No contractor wants to pay for a water truck if they think they can just pound the backfill until it passes a compaction test.
Unfortunately, they’re fighting a losing battle by doing this, and it looks bad on you and your company if you’re not able to resolve it for them.
Most contractors know when they need water, but sometimes you’ll need to explain why.
How Moisture Content Affects Compaction
Simply put, adding water to a dry soil during compaction allows soil particles to slide past one another more easily.
Water acts as a lubricant, reducing interparticle friction.
Great, so we’ll just add a whole lot of water and compaction will be easy, right?
Not quite. We have to consider the incompressible nature of water when we’re adding water.
Adding too much water will cause air voids to be filled with water, limiting how closely soil particles can be pushed together.

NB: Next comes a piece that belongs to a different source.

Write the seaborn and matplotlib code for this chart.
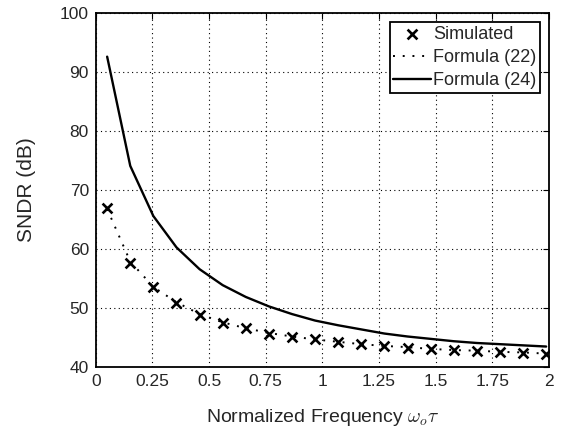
import numpy as np
import pandas as pd
import matplotlib
matplotlib.use('Agg')
import matplotlib.pyplot as plt
import seaborn as sns

# Values
freq = [0.05, 0.152, 0.254, 0.356, 0.458, 0.56, 0.662, 0.764, 0.866, 0.968,
        1.07, 1.172, 1.274, 1.376, 1.478, 1.58, 1.682, 1.784, 1.886, 1.988]
simulated = [67.0, 57.7, 53.5, 50.9, 48.9, 47.5, 46.6, 45.7, 45.1, 44.7,
             44.2, 43.9, 43.6, 43.3, 43.1, 42.9, 42.7, 42.6, 42.4, 42.3]
formula22 = [66.8, 57.9, 53.6, 51.0, 49.0, 47.6, 46.6, 45.8, 45.2, 44.7,
             44.3, 43.9, 43.6, 43.4, 43.1, 42.9, 42.8, 42.6, 42.5, 42.3]
formula24 = [92.6, 74.1, 65.6, 60.3, 56.6, 53.9, 51.9, 50.3, 49.0, 47.9,
             47.1, 46.4, 45.7, 45.2, 44.8, 44.4, 44.1, 43.9, 43.7, 43.5]
xticks = [0, 0.25, 0.5, 0.75, 1, 1.25, 1.5, 1.75, 2]
xticklabels = ['0', '0.25', '0.5', '0.75', '1', '1.25', '1.5', '1.75', '2']

df = pd.DataFrame({'freq': freq, 'sim': simulated, 'f22': formula22, 'f24': formula24})

sns.set_style('white')
plt.rcParams['font.family'] = ['Liberation Sans', 'DejaVu Sans']
plt.rcParams['mathtext.fontset'] = 'cm'

fig = plt.figure(figsize=(5.67, 4.32), dpi=100)
ax = fig.add_axes([0.169, 0.15, 0.799, 0.82])

sns.scatterplot(data=df, x='freq', y='sim', marker='x', s=50, color='black',
                linewidth=1.9, label='Simulated', ax=ax, zorder=3)
sns.lineplot(data=df, x='freq', y='f22', color='black', linestyle=(0, (1, 4)),
             linewidth=1.4, label='Formula (22)', ax=ax)
sns.lineplot(data=df, x='freq', y='f24', color='black', linestyle='-',
             linewidth=1.7, label='Formula (24)', ax=ax)

ax.set_xlim(0, 2)
ax.set_ylim(40, 100)
ax.set_xticks(xticks)
ax.set_xticklabels(xticklabels)
ax.set_yticks(range(40, 101, 10))
ax.grid(True, color='black', linestyle=(0, (1, 3)), linewidth=0.8)
ax.tick_params(direction='in', top=True, right=True, length=4, labelsize=12.5,
               color='black', pad=5)
for s in ax.spines.values():
    s.set_color('black')
    s.set_linewidth(1.3)

ax.set_xlabel(r'Normalized Frequency $\omega_o\tau$', fontsize=14, labelpad=13)
ax.set_ylabel('SNDR (dB)', fontsize=15, labelpad=17)

leg = ax.legend(loc='upper right', fontsize=13, frameon=True, fancybox=False,
                handlelength=2.1, handletextpad=0.1, borderpad=0.2,
                labelspacing=0.35, borderaxespad=0.5)
leg.get_frame().set_edgecolor('black')
leg.get_frame().set_linewidth(1.3)
leg.get_frame().set_alpha(1)

fig.savefig('out.png', dpi=100)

This is important because we measure soil compaction in terms of dry density, not wet density. That is to say, we want to know how dense the soil will be after we’re done with construction and the soil has dried.
If we’ve added too much water, the soil particles cannot be pushed together due to water’s incompressibility,
If we haven’t added enough water, soil particles cannot be pushed together due to high interparticle friction forces.
We need to find a balance. Luckily for us, we have the Proctor Compaction Test.
I’ve shown the results of a typical Proctor Compaction Test above. The results show a moisture vs dry density relationship for the tested soil.
How Do I Read This Graph?
Take a look at the purple dots along the blue line first.
Each of these points represents a test performed on a sample of soil.
The same compactive force is used for each point, while the moisture content is changed.
As you can see, the change in moisture content results in a change in dry density that follows the theoretical explanation provided above.